Task — Extract the whole listing as it stands. Do not include the pictures.

Provided material —
========================================================================

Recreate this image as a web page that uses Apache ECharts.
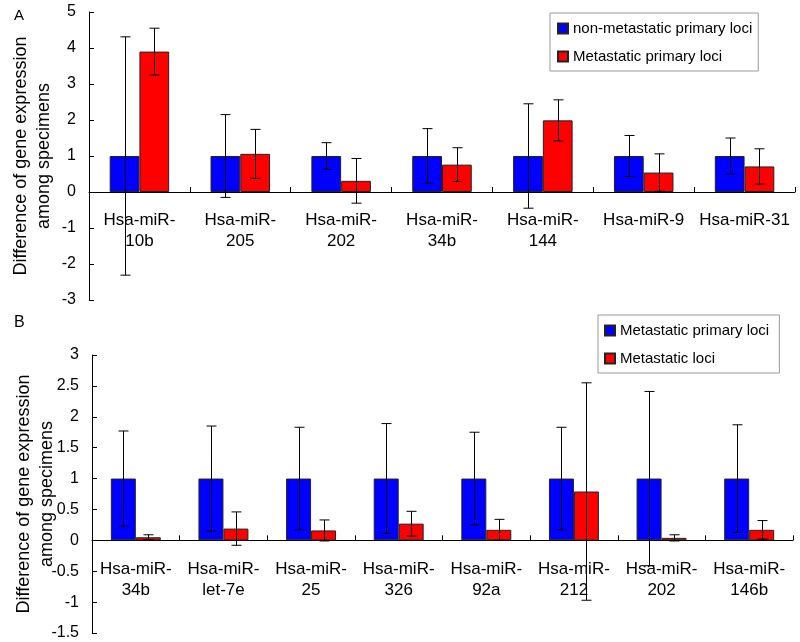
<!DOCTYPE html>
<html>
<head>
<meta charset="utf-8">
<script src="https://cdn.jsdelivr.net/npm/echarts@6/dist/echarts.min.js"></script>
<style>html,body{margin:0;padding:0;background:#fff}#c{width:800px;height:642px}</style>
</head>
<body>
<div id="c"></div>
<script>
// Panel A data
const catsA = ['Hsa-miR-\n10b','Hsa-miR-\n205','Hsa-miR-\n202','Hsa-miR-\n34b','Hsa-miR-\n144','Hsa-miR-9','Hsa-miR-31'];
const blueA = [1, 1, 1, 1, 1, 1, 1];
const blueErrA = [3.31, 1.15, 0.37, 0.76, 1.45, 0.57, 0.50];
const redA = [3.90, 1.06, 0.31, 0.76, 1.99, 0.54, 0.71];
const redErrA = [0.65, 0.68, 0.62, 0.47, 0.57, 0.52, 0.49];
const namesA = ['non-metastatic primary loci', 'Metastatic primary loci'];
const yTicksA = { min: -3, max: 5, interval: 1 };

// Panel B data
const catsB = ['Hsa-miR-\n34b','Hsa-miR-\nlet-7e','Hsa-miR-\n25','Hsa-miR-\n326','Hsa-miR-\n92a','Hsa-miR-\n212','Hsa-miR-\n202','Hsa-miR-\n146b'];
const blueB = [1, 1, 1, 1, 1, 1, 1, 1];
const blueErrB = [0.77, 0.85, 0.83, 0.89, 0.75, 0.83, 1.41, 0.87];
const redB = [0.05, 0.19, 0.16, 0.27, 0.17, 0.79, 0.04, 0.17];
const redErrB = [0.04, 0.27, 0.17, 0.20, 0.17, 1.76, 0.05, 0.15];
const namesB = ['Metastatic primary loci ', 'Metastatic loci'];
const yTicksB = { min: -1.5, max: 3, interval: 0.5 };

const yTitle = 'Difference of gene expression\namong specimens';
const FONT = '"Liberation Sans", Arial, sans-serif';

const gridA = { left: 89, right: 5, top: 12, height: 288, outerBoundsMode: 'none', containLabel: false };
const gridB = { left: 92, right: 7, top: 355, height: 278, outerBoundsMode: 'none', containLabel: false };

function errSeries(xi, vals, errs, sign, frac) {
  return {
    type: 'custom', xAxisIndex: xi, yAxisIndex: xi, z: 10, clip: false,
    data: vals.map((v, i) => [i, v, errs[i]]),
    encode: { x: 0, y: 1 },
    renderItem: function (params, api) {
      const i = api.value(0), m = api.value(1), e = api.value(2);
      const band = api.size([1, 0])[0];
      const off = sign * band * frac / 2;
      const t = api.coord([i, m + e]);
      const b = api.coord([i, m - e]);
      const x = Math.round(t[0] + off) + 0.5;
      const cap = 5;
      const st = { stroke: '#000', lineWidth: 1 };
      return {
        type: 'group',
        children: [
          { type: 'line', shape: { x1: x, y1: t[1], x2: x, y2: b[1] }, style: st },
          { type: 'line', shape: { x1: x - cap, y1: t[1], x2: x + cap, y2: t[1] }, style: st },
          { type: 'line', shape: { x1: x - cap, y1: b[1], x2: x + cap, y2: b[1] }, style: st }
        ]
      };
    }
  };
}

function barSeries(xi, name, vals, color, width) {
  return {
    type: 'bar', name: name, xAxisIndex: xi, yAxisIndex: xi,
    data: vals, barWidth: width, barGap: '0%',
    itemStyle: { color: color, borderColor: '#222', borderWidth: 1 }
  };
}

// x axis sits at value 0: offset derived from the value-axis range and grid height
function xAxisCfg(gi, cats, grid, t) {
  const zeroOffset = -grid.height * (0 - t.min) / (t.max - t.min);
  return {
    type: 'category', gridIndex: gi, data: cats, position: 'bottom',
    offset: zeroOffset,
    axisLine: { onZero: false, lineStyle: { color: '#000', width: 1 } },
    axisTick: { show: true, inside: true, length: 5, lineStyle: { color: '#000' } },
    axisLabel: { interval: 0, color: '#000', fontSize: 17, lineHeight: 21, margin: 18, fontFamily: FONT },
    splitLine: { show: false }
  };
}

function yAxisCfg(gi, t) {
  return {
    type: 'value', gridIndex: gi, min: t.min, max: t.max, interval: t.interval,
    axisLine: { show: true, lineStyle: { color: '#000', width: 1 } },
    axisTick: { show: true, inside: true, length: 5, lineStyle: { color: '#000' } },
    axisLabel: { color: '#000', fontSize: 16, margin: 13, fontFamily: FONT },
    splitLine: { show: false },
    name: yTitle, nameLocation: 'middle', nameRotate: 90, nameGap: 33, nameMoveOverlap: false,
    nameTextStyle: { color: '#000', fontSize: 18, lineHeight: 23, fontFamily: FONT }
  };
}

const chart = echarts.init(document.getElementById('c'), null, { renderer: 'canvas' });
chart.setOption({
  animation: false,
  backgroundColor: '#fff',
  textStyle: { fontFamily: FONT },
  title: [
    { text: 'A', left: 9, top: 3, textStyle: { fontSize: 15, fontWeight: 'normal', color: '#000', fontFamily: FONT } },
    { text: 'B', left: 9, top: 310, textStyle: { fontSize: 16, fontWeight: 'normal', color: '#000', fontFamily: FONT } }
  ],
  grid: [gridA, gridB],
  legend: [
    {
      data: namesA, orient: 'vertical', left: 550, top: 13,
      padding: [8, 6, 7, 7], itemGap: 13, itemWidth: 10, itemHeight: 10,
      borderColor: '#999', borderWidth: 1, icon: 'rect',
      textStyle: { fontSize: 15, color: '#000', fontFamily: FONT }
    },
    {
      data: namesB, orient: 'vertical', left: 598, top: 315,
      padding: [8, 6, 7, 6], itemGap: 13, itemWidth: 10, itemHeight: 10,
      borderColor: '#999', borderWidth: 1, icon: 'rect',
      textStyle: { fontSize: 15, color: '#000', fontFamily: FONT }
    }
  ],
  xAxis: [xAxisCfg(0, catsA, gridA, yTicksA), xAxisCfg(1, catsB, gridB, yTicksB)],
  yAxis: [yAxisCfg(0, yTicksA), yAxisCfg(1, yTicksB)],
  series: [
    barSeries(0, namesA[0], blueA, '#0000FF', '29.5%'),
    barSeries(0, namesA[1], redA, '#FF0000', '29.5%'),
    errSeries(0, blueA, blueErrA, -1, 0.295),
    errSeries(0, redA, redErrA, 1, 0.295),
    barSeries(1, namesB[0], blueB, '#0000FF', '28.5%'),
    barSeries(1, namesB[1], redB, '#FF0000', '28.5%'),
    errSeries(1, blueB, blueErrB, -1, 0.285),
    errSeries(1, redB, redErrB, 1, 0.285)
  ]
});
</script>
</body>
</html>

========================================================================

Reply —
Recreate this image as a web page that uses Apache ECharts.
<!DOCTYPE html>
<html>
<head>
<meta charset="utf-8">
<script src="https://cdn.jsdelivr.net/npm/echarts@6/dist/echarts.min.js"></script>
<style>html,body{margin:0;padding:0;background:#fff}#c{width:800px;height:642px}</style>
</head>
<body>
<div id="c"></div>
<script>
// Panel A data
const catsA = ['Hsa-miR-\n10b','Hsa-miR-\n205','Hsa-miR-\n202','Hsa-miR-\n34b','Hsa-miR-\n144','Hsa-miR-9','Hsa-miR-31'];
const blueA = [1, 1, 1, 1, 1, 1, 1];
const blueErrA = [3.31, 1.15, 0.37, 0.76, 1.45, 0.57, 0.50];
const redA = [3.90, 1.06, 0.31, 0.76, 1.99, 0.54, 0.71];
const redErrA = [0.65, 0.68, 0.62, 0.47, 0.57, 0.52, 0.49];
const namesA = ['non-metastatic primary loci', 'Metastatic primary loci'];
const yTicksA = { min: -3, max: 5, interval: 1 };

// Panel B data
const catsB = ['Hsa-miR-\n34b','Hsa-miR-\nlet-7e','Hsa-miR-\n25','Hsa-miR-\n326','Hsa-miR-\n92a','Hsa-miR-\n212','Hsa-miR-\n202','Hsa-miR-\n146b'];
const blueB = [1, 1, 1, 1, 1, 1, 1, 1];
const blueErrB = [0.77, 0.85, 0.83, 0.89, 0.75, 0.83, 1.41, 0.87];
const redB = [0.05, 0.19, 0.16, 0.27, 0.17, 0.79, 0.04, 0.17];
const redErrB = [0.04, 0.27, 0.17, 0.20, 0.17, 1.76, 0.05, 0.15];
const namesB = ['Metastatic primary loci ', 'Metastatic loci'];
const yTicksB = { min: -1.5, max: 3, interval: 0.5 };

const yTitle = 'Difference of gene expression\namong specimens';
const FONT = '"Liberation Sans", Arial, sans-serif';

const gridA = { left: 89, right: 5, top: 12, height: 288, outerBoundsMode: 'none', containLabel: false };
const gridB = { left: 92, right: 7, top: 355, height: 278, outerBoundsMode: 'none', containLabel: false };

function errSeries(xi, vals, errs, sign, frac) {
  return {
    type: 'custom', xAxisIndex: xi, yAxisIndex: xi, z: 10, clip: false,
    data: vals.map((v, i) => [i, v, errs[i]]),
    encode: { x: 0, y: 1 },
    renderItem: function (params, api) {
      const i = api.value(0), m = api.value(1), e = api.value(2);
      const band = api.size([1, 0])[0];
      const off = sign * band * frac / 2;
      const t = api.coord([i, m + e]);
      const b = api.coord([i, m - e]);
      const x = Math.round(t[0] + off) + 0.5;
      const cap = 5;
      const st = { stroke: '#000', lineWidth: 1 };
      return {
        type: 'group',
        children: [
          { type: 'line', shape: { x1: x, y1: t[1], x2: x, y2: b[1] }, style: st },
          { type: 'line', shape: { x1: x - cap, y1: t[1], x2: x + cap, y2: t[1] }, style: st },
          { type: 'line', shape: { x1: x - cap, y1: b[1], x2: x + cap, y2: b[1] }, style: st }
        ]
      };
    }
  };
}

function barSeries(xi, name, vals, color, width) {
  return {
    type: 'bar', name: name, xAxisIndex: xi, yAxisIndex: xi,
    data: vals, barWidth: width, barGap: '0%',
    itemStyle: { color: color, borderColor: '#222', borderWidth: 1 }
  };
}

// x axis sits at value 0: offset derived from the value-axis range and grid height
function xAxisCfg(gi, cats, grid, t) {
  const zeroOffset = -grid.height * (0 - t.min) / (t.max - t.min);
  return {
    type: 'category', gridIndex: gi, data: cats, position: 'bottom',
    offset: zeroOffset,
    axisLine: { onZero: false, lineStyle: { color: '#000', width: 1 } },
    axisTick: { show: true, inside: true, length: 5, lineStyle: { color: '#000' } },
    axisLabel: { interval: 0, color: '#000', fontSize: 17, lineHeight: 21, margin: 18, fontFamily: FONT },
    splitLine: { show: false }
  };
}

function yAxisCfg(gi, t) {
  return {
    type: 'value', gridIndex: gi, min: t.min, max: t.max, interval: t.interval,
    axisLine: { show: true, lineStyle: { color: '#000', width: 1 } },
    axisTick: { show: true, inside: true, length: 5, lineStyle: { color: '#000' } },
    axisLabel: { color: '#000', fontSize: 16, margin: 13, fontFamily: FONT },
    splitLine: { show: false },
    name: yTitle, nameLocation: 'middle', nameRotate: 90, nameGap: 33, nameMoveOverlap: false,
    nameTextStyle: { color: '#000', fontSize: 18, lineHeight: 23, fontFamily: FONT }
  };
}

const chart = echarts.init(document.getElementById('c'), null, { renderer: 'canvas' });
chart.setOption({
  animation: false,
  backgroundColor: '#fff',
  textStyle: { fontFamily: FONT },
  title: [
    { text: 'A', left: 9, top: 3, textStyle: { fontSize: 15, fontWeight: 'normal', color: '#000', fontFamily: FONT } },
    { text: 'B', left: 9, top: 310, textStyle: { fontSize: 16, fontWeight: 'normal', color: '#000', fontFamily: FONT } }
  ],
  grid: [gridA, gridB],
  legend: [
    {
      data: namesA, orient: 'vertical', left: 550, top: 13,
      padding: [8, 6, 7, 7], itemGap: 13, itemWidth: 10, itemHeight: 10,
      borderColor: '#999', borderWidth: 1, icon: 'rect',
      textStyle: { fontSize: 15, color: '#000', fontFamily: FONT }
    },
    {
      data: namesB, orient: 'vertical', left: 598, top: 315,
      padding: [8, 6, 7, 6], itemGap: 13, itemWidth: 10, itemHeight: 10,
      borderColor: '#999', borderWidth: 1, icon: 'rect',
      textStyle: { fontSize: 15, color: '#000', fontFamily: FONT }
    }
  ],
  xAxis: [xAxisCfg(0, catsA, gridA, yTicksA), xAxisCfg(1, catsB, gridB, yTicksB)],
  yAxis: [yAxisCfg(0, yTicksA), yAxisCfg(1, yTicksB)],
  series: [
    barSeries(0, namesA[0], blueA, '#0000FF', '29.5%'),
    barSeries(0, namesA[1], redA, '#FF0000', '29.5%'),
    errSeries(0, blueA, blueErrA, -1, 0.295),
    errSeries(0, redA, redErrA, 1, 0.295),
    barSeries(1, namesB[0], blueB, '#0000FF', '28.5%'),
    barSeries(1, namesB[1], redB, '#FF0000', '28.5%'),
    errSeries(1, blueB, blueErrB, -1, 0.285),
    errSeries(1, redB, redErrB, 1, 0.285)
  ]
});
</script>
</body>
</html>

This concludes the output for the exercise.